Here’s an example of why, even though Greenspan has stepped down, it’s still problematic for Mitchell to report on financial matters: as Columbia Journalism Review’s Megan Garber recently noted, during a September 24 appearance on Morning Joe, Mitchell suggested that trouble at Fannie Mae and Freddie Mac began in 2006 and 2007, after her husband’s departure from the Fed, when Fannie and Freddie embraced the subprime loan market. “Mitchell may be making a fair historical comparison to add context to the current crisis,” Garber acknowledged. “[B]ut the fact that it’s a comparison that would also partially absolve her husband from guilt in that crisis means that it’s probably a point another reporter should be making.”
That’s a tough point to argue against.
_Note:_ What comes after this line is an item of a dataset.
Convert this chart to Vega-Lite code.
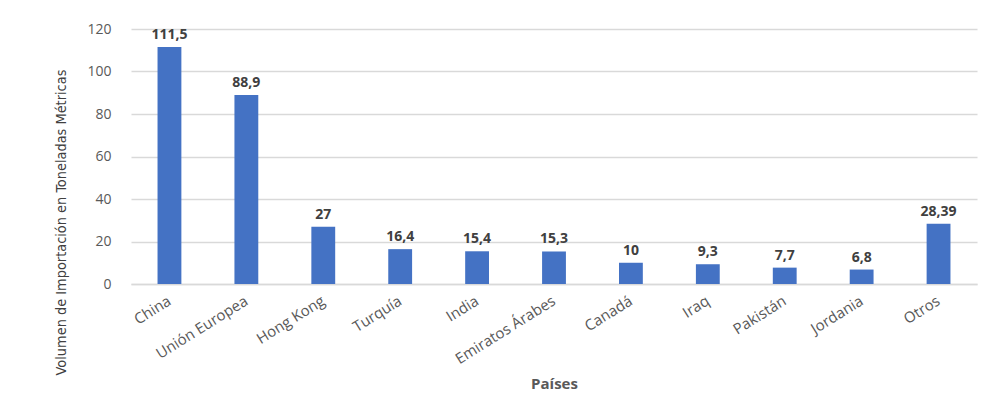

But in an e-mail to Garber, Allison Gollust, NBC News’s senior vice-president for communications, did just that. Decisions about Mitchell’s reporting, Gollust explained, are made on a case-by-case basis. While stories that might present a conflict are assigned to someone else, Gollust said, “There are countless aspects of the story that present absolutely no potential for conflict whatsoever” — and NBC is “100 percent comfortable with all of [Mitchell’s] reporting thus far.”
The reasoning here is dubious at best: if Mitchell stating that Wall Street’s problems began after her husband left isn’t problematic, what is? But it’s more rigorous than the explanation I received, back in June 2007, when I asked Bloomberg L.P. how it would cover a presidential run by its founder, New York mayor Michael Bloomberg.
Bloomberg’s answer (the company’s, not the mayor’s) came in an e-mail from Judith Czelusniak, Bloomberg L.P.’s head of public relations. “Bloomberg News, which has won hundreds of awards and honors from its peers for its fair and objective reporting and its investigative reporting, adheres to the strictest standards of attribution and objectivity,” Czelusniak wrote. “We cover every issue according to these standards.” Or, to paraphrase: at Bloomberg, we’re so good that we simply don’t have conflicts of interest.
The Ifill glower
True, some conflicts of interest are routinely acknowledged by news organizations and individual journalists. The Boston Globe has finally figured out that it should always mention that its corporate parent, the New York Times Company, owns part of the Boston Red Sox, for example. And Slate media critic Jack Shafer regularly notes that he’s a Washington Post Company employee (and anything else that strikes him as potentially problematic). Furthermore, mismanaging a conflict can still cost a journalist his or her job: witness former Globe reporter Tania deLuzuriaga, who left that paper after it was revealed that she had an affair with new Miami-Dade school superintendent Alberto Carvalho (then a school administrator) in Florida while at the Miami Herald — and wrote painfully compromising e-mails about it.